Kedua, membuat narasi yang menarik dan dapat memancing daya ingin tahu publik. Di Roma dan Vatikan, informasi seperti ini tersedia secara melimpah, baik di travel-travel agent, dunia maya, maupun di lokasi wisata. Semua informasi menampilkan narasi yang dapat menarik publik untuk datang. Mereka datang tidak sekadar ingin menikmati pariwisata, tetapi juga menjadi simbol status sosial. Pendeknya, narasi yang dibangun bukan sekadar keindahan tempat wisata, tapi juga soal gengsi dan status sosial.

Ketiga, membangun suasana yang nyaman dan enjoy di tempat wisata. Di semua situs dan bangunan kuno hampir tidak ada pedagang asongan yang mengganggu pengunjung dengan menawarkan dagangannya, apalagi sampai memaksa. Kedai makanan dan toko suvenir tertata dengan rapi, lingkungan bersih dan tertib. Meski jalanan sempit tapi tidak semrawut dan ruwet. Alur keluar masuk pengunjung diatur dengan rapi. Meski tak ada petugas, semua pengunjung berjalan sesuai alur. Di sana tidak ada tukang parkir dan preman yang mematok harga dan memalak, sehingga pengunjung dapat menikmati suasana dengan nyaman dan santai.

 

Dari kunjungan ke situs sejarah dan bangunan kuno Roma, kita dapat belajar bahwa bangsa Barat yanag telah maju itu, tidak menghancurkan jejak sejarahnya, tidak mengubur masa lalunya. Sebaliknya, mereka justru merawat dan menjaga jejak-jejak masa lalu itu dengan baik. Mereka menjaga sejarah bangsanya karena dari sejarah, situs, dan bangunan kono itulah mereka dapat melihat rute peradaban bangsanya. Mereka memiliki referensi hidup untuk membangun peradaban dan sumber pengetahuan untuk menghadapi kekinian.

Kami bersyukur dapat melakukan perjalanan budaya ke Vatikan dan Roma kali ini. Suatu perjalanan yang sangat indah dan bermakna.

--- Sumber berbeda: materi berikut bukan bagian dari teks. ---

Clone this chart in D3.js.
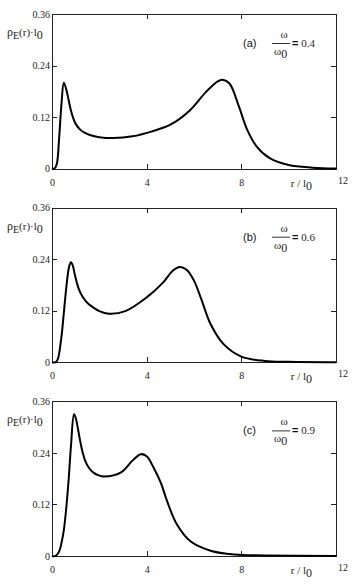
<!DOCTYPE html>
<html>
<head>
    <meta charset="utf-8">
    <title>rho_E(r)</title>
    <style type="text/css">
        body { margin: 0; background: #fff; }
        .axis path, .axis line {
            fill: none;
            stroke: #222;
            shape-rendering: crispEdges;
        }
        .axis text {
            font-family: "Liberation Serif", "Times New Roman", "DejaVu Serif", serif;
            font-size: 10px;
            fill: #222;
        }
        .serif { font-family: "Liberation Serif", "Times New Roman", "DejaVu Serif", serif; fill: #222; }
        .sans { font-family: "Liberation Sans", Arial, sans-serif; fill: #111; }
    </style>
</head>
<body>
<svg id="chart" width="359" height="584"></svg>
<script src="https://cdnjs.cloudflare.com/ajax/libs/d3/7.8.5/d3.min.js"></script>
<script type="text/javascript">
    /*=========DATA=========*/
    var yTicks = [0, 0.12, 0.24, 0.36];
    var xTicks = [0, 4, 8];
    var xMaxLabel = '12';
    var panelTags = ['(a)', '(b)', '(c)'];
    var omegaRatios = ['0.4', '0.6', '0.9'];

    // (a) omega/omega0 = 0.4
    var rA   = [0, 0.1, 0.2, 0.3, 0.4, 0.5, 0.6, 0.7, 0.8, 0.9, 1.0, 1.2, 1.4, 1.6, 2.0, 2.6, 3.4, 4.2, 5.0, 5.8, 6.5, 7.0, 7.2, 7.5, 7.9, 8.25, 8.65, 9.2, 10.0, 11.0, 12];
    var rhoA = [0, 0, 0.01, 0.07, 0.15, 0.2, 0.185, 0.16, 0.135, 0.117, 0.104, 0.09, 0.083, 0.078, 0.073, 0.071, 0.075, 0.086, 0.102, 0.134, 0.178, 0.203, 0.207, 0.198, 0.144, 0.09, 0.051, 0.024, 0.008, 0.002, 0];

    // (b) omega/omega0 = 0.6
    var rB   = [0, 0.15, 0.25, 0.4, 0.5, 0.62, 0.72, 0.8, 0.88, 0.96, 1.05, 1.15, 1.3, 1.5, 1.75, 2.0, 2.4, 3.1, 4.0, 4.7, 5.1, 5.4, 5.7, 6.0, 6.3, 6.7, 7.25, 8.0, 9.0, 10.0, 12];
    var rhoB = [0, 0, 0.008, 0.06, 0.115, 0.182, 0.222, 0.233, 0.225, 0.205, 0.185, 0.168, 0.152, 0.138, 0.127, 0.119, 0.113, 0.119, 0.151, 0.186, 0.213, 0.222, 0.215, 0.19, 0.148, 0.089, 0.042, 0.013, 0.003, 0.001, 0];

    // (c) omega/omega0 = 0.9
    var rC   = [0, 0.15, 0.3, 0.4, 0.5, 0.6, 0.7, 0.8, 0.93, 1.0, 1.1, 1.2, 1.3, 1.4, 1.55, 1.75, 2.0, 2.2, 2.9, 3.4, 3.75, 4.0, 4.3, 4.6, 4.86, 5.28, 5.85, 6.7, 7.7, 9.0, 12];
    var rhoC = [0, 0, 0.01, 0.03, 0.06, 0.11, 0.175, 0.255, 0.33, 0.322, 0.295, 0.265, 0.24, 0.222, 0.206, 0.194, 0.187, 0.185, 0.194, 0.222, 0.237, 0.232, 0.205, 0.17, 0.128, 0.073, 0.034, 0.012, 0.003, 0.001, 0];

    var panels = [
        { r: rA, rho: rhoA },
        { r: rB, rho: rhoB },
        { r: rC, rho: rhoC }
    ];

    /*=========SIZE=========*/
    var left = 52, right = 336;
    var firstTop = 14, panelStep = 193.7, plotH = 154.5;

    var svg = d3.select('#chart');
    var x = d3.scaleLinear().domain([0, 12]).range([0, right - left]);
    var y = d3.scaleLinear().domain([0, 0.36]).range([plotH, 0]);
    var yFmt = function (d) { return d === 0 ? '0' : d.toFixed(2); };

    var line = d3.line()
        .x(function (d) { return x(d[0]); })
        .y(function (d) { return y(d[1]); })
        .curve(d3.curveCatmullRom.alpha(0.5));

    panels.forEach(function (p, i) {
        var g = svg.append('g')
            .attr('transform', 'translate(' + left + ',' + (firstTop + i * panelStep) + ')');

        // bottom
        g.append('g').attr('class', 'axis')
            .attr('transform', 'translate(0,' + plotH + ')')
            .call(d3.axisBottom(x).tickValues(xTicks).tickSize(-5).tickSizeOuter(0).tickPadding(10));
        // top
        g.append('g').attr('class', 'axis')
            .call(d3.axisTop(x).tickValues([4, 8]).tickSize(-5).tickSizeOuter(0).tickFormat(''));
        // left
        g.append('g').attr('class', 'axis')
            .call(d3.axisLeft(y).tickValues(yTicks).tickSize(-5).tickSizeOuter(0).tickPadding(2).tickFormat(yFmt));
        // right
        g.append('g').attr('class', 'axis')
            .attr('transform', 'translate(' + x(12) + ',0)')
            .call(d3.axisRight(y).tickValues([0.12, 0.24]).tickSize(-5).tickSizeOuter(0).tickFormat(''));
        g.selectAll('.axis').attr('font-family', null);

        // 12 label and r / l0
        g.append('text').attr('class', 'serif')
            .attr('x', x(12) + 2).attr('y', plotH + 15)
            .attr('font-size', 10).text(xMaxLabel);
        var xl = g.append('text').attr('class', 'serif')
            .attr('x', x(12) - 24).attr('y', plotH + 18)
            .attr('text-anchor', 'end').attr('font-size', 11);
        xl.append('tspan').text('r / l');
        xl.append('tspan').attr('dy', 3).attr('font-size', 12).text('0');

        // y title
        var yl = g.append('text').attr('class', 'serif')
            .attr('x', 7 - left).attr('y', 22)
            .attr('font-size', 12);
        yl.append('tspan').text('ρ');
        yl.append('tspan').attr('dy', 3).attr('font-size', 10).text('E');
        yl.append('tspan').attr('dy', -3).attr('font-size', 11).text('(r)·l');
        yl.append('tspan').attr('dy', 3).attr('font-size', 12).text('0');

        // legend
        g.append('text').attr('class', 'sans')
            .attr('x', 243 - left).attr('y', 33)
            .attr('font-size', 11).text(panelTags[i]);
        g.append('text').attr('class', 'serif')
            .attr('x', 284 - left).attr('y', 24)
            .attr('text-anchor', 'middle').attr('font-size', 11).text('ω');
        g.append('line')
            .attr('x1', 272 - left).attr('x2', 290 - left)
            .attr('y1', 29.5).attr('y2', 29.5)
            .attr('stroke', '#333').attr('stroke-width', 1);
        var w0 = g.append('text').attr('class', 'serif')
            .attr('x', 274 - left).attr('y', 41)
            .attr('font-size', 11);
        w0.append('tspan').text('ω');
        w0.append('tspan').attr('dy', 3).attr('font-size', 12).text('0');
        var eq = g.append('text').attr('x', 292 - left).attr('y', 33);
        eq.append('tspan').attr('class', 'sans').attr('font-size', 11).attr('font-weight', 'bold').text('=');
        eq.append('tspan').attr('class', 'serif').attr('font-size', 11).text(' ' + omegaRatios[i]);

        // curve
        var pts = p.r.map(function (r, k) { return [r, p.rho[k]]; });
        g.append('path')
            .attr('d', line(pts))
            .attr('fill', 'none')
            .attr('stroke', '#000')
            .attr('stroke-width', 2)
            .attr('stroke-linejoin', 'round');
    });
</script>
</body>
</html>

Atas suksesnya misi ini, kami mengucapkan terima kasih pada Duta Besar RI untuk Takhta Suci Vatikan, Bapak Michael Tras Kuncahyono beserta seluruh jajaran, Menteri Pemberdayaan Perempuan dan Perlindungan Anak, Ibu Arifatul Choiri Fauzi, PT Djarum, Kementrian Kebudayaan, Ruah Simprug, Mbak Julia, Mbak Yanie, Mbak Retno, dan semua pihak yang telah membantu pelaksanaan misi kebudayaan ini. Semoga berkah dan manfaat.